### Task
Give only the count of lines containing "standalone".

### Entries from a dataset
_ _ _ _
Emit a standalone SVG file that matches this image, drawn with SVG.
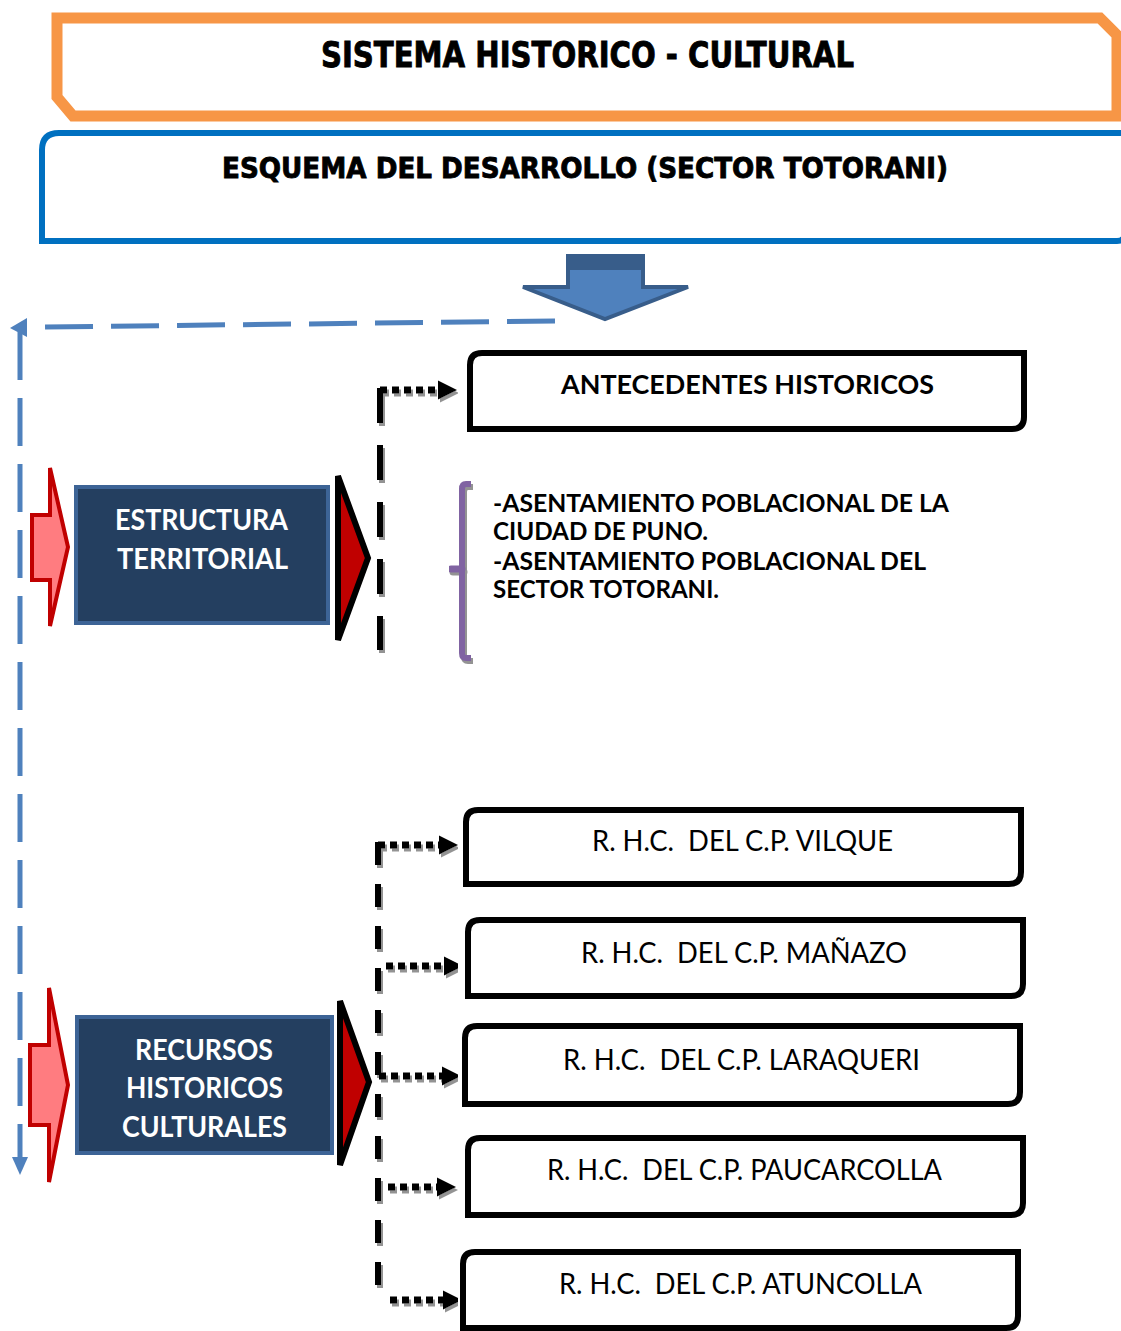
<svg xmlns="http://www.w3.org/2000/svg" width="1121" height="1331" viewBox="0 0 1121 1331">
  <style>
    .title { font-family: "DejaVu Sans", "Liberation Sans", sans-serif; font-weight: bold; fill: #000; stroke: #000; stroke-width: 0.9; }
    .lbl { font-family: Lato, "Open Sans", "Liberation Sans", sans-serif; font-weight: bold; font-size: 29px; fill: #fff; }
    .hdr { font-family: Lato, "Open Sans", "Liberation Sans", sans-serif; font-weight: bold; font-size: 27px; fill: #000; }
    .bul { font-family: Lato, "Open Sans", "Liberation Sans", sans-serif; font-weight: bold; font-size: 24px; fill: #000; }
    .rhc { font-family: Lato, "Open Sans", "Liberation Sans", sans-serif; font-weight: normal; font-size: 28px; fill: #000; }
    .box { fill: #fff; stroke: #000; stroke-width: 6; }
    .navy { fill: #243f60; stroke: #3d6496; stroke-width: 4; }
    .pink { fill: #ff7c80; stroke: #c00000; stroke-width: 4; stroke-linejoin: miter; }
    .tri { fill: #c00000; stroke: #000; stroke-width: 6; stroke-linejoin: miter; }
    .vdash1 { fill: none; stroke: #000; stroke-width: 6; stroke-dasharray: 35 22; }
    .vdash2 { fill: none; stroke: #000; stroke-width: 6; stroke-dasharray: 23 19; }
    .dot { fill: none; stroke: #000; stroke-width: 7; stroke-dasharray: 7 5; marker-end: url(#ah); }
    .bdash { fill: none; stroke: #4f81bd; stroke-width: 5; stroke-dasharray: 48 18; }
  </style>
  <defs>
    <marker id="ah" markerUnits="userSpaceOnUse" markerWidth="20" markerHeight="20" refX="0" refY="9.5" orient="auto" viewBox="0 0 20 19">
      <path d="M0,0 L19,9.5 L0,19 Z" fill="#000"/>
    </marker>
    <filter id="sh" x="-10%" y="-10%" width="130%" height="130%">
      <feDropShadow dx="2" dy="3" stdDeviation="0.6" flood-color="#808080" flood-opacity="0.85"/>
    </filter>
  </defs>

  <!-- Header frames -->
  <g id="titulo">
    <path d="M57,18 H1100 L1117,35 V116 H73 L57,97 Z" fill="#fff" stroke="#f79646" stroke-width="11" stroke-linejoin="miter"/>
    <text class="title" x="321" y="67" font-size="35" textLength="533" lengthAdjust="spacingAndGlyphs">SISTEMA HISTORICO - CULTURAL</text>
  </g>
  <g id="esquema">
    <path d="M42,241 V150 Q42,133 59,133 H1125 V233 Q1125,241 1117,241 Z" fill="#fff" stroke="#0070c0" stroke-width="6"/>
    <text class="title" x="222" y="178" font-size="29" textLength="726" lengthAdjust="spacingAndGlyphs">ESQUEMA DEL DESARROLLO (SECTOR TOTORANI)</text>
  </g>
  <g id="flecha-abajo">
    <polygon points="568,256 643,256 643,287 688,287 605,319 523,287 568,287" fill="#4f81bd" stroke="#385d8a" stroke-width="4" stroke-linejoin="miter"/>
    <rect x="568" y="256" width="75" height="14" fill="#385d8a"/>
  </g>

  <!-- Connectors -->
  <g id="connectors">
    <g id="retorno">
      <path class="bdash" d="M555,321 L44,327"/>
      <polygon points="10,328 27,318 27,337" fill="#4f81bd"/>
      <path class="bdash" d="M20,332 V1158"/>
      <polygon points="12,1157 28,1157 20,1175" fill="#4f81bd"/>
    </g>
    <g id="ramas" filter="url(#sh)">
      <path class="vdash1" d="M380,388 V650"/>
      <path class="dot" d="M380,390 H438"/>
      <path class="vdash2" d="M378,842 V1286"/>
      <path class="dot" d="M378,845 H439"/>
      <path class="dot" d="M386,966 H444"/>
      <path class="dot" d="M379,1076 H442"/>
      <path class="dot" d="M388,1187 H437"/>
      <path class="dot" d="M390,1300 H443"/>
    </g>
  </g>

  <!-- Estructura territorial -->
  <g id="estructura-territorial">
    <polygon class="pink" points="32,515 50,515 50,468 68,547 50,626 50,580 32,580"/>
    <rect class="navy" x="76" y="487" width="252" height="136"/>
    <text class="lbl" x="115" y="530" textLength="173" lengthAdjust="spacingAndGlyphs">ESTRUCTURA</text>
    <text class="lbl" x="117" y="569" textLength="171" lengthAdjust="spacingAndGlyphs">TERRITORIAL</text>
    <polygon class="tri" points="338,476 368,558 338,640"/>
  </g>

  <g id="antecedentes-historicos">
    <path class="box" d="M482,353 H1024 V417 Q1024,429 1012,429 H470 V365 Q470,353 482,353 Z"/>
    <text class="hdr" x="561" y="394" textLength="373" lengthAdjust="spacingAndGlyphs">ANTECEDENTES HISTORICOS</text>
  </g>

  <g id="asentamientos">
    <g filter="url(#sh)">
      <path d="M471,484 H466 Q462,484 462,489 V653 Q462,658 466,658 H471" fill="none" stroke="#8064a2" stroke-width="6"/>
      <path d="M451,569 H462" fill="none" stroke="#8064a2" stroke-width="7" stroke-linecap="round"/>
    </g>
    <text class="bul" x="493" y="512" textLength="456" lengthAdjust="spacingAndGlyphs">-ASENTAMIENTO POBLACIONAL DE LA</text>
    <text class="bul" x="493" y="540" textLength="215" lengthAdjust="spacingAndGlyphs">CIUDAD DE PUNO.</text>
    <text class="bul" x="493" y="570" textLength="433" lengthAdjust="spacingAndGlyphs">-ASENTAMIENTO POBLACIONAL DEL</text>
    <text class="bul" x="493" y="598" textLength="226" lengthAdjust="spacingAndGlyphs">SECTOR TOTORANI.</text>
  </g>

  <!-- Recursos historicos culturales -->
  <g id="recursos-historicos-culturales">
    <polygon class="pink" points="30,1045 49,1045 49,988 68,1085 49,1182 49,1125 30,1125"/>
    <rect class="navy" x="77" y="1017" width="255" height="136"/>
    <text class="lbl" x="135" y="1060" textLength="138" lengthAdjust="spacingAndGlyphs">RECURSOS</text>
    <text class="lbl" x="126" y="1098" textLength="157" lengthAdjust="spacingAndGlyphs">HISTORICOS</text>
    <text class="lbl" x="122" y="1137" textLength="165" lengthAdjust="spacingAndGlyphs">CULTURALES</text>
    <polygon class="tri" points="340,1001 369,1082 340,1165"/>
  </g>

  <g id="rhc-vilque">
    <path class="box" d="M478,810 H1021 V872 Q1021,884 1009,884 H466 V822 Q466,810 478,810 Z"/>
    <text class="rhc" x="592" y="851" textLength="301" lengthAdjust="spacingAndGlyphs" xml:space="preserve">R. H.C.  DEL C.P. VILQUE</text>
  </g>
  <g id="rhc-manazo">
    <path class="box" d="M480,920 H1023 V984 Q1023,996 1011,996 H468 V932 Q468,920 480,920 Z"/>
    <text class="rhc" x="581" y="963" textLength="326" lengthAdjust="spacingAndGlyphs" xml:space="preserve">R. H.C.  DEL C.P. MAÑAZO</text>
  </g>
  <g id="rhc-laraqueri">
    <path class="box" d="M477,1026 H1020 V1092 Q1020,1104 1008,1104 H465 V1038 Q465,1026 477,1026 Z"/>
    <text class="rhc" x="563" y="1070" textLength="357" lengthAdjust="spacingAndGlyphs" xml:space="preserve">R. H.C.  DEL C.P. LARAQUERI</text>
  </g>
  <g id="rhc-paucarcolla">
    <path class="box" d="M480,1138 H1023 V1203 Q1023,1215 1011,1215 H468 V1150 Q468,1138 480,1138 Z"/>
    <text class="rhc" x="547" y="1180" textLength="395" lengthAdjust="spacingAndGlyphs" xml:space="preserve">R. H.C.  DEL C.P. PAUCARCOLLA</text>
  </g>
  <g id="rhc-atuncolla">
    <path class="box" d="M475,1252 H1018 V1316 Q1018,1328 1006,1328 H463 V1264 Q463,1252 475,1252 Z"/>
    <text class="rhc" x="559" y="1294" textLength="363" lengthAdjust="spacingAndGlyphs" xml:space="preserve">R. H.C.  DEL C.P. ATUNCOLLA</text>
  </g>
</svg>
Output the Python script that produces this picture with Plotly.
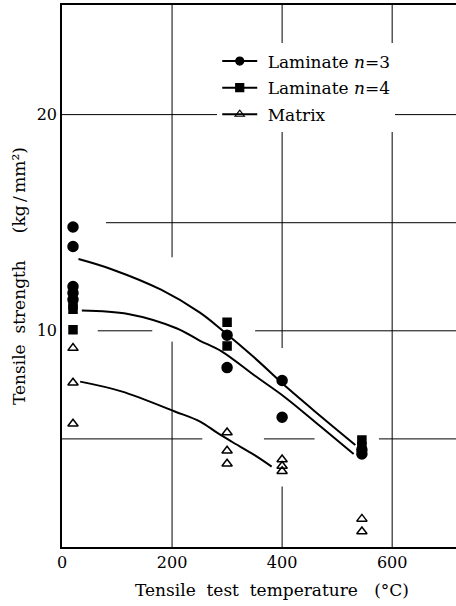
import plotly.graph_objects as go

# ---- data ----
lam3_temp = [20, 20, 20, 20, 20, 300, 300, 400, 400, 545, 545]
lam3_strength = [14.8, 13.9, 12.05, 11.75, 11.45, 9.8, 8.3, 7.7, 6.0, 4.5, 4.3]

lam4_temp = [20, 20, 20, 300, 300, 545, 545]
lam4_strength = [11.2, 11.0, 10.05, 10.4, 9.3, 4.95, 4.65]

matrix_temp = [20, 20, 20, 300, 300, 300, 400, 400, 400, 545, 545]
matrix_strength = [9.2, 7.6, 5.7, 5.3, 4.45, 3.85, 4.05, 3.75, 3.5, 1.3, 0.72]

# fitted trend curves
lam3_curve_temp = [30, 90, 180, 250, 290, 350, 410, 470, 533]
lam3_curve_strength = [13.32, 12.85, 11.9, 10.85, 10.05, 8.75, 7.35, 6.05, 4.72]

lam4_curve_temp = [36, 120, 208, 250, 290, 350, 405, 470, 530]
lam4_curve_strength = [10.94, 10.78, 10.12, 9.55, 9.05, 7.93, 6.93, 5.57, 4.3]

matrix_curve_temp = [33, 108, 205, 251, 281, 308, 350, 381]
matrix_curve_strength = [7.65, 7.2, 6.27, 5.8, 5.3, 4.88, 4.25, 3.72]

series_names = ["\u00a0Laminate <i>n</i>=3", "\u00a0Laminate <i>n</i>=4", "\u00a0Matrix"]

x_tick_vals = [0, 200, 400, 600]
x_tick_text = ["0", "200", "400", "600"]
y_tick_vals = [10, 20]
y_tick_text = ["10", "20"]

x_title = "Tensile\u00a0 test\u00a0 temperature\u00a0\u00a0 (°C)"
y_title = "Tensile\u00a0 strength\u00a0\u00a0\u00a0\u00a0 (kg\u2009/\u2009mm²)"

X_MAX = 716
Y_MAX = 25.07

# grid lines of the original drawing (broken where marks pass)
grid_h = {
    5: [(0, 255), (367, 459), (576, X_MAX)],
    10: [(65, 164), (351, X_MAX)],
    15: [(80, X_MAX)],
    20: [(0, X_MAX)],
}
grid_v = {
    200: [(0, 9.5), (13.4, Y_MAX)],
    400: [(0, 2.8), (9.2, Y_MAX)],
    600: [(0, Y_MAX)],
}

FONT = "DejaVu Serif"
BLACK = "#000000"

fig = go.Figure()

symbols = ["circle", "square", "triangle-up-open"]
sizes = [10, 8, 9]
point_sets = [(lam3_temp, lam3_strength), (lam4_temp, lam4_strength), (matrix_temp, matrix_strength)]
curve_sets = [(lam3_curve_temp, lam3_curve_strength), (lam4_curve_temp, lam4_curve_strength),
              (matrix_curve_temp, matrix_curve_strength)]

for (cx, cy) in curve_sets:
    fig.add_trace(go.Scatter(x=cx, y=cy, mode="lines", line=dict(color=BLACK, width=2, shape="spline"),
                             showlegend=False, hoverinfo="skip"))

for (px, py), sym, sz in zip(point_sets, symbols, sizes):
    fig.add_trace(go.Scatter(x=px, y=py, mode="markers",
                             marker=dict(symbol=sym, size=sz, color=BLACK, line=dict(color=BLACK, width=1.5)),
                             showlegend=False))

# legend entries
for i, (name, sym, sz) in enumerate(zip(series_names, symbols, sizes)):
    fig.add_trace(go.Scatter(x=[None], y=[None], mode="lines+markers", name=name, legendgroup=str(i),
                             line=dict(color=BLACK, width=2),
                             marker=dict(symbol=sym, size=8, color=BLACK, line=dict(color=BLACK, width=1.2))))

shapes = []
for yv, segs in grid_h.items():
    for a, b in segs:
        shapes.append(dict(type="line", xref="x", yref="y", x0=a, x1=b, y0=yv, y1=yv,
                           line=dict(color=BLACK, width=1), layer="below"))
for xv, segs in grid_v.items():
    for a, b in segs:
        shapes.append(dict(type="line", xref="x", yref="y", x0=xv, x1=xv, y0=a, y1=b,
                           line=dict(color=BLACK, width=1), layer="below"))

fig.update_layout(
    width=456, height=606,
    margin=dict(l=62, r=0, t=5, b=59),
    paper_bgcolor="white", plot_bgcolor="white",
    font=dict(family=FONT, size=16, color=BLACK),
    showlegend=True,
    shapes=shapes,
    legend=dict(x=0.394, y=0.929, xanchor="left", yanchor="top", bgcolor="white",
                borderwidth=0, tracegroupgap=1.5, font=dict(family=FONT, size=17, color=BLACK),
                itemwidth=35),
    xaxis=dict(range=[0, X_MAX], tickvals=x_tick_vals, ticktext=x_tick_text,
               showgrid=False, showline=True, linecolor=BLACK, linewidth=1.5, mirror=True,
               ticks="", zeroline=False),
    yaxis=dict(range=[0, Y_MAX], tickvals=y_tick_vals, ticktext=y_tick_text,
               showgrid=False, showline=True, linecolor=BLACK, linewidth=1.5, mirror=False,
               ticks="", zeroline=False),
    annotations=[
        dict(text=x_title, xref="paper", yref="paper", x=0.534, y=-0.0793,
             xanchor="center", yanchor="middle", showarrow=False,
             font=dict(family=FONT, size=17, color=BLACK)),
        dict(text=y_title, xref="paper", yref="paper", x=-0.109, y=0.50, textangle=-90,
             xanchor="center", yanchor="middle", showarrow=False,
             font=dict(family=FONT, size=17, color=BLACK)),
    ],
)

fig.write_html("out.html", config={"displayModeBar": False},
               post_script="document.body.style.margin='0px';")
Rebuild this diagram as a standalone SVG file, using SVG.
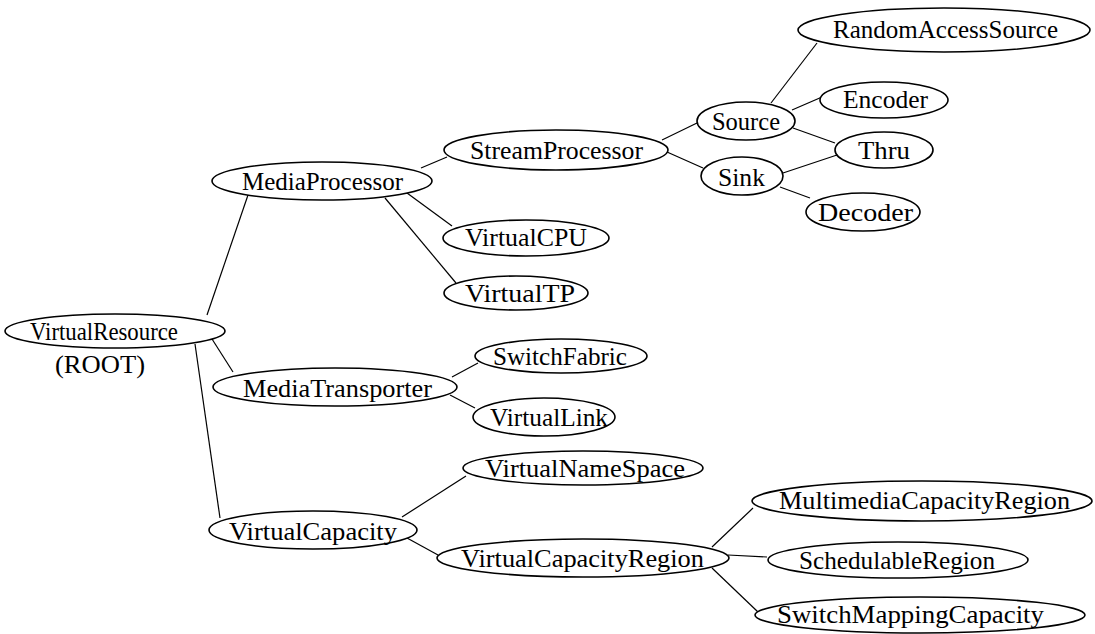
_ _ _ _
### Full solution
2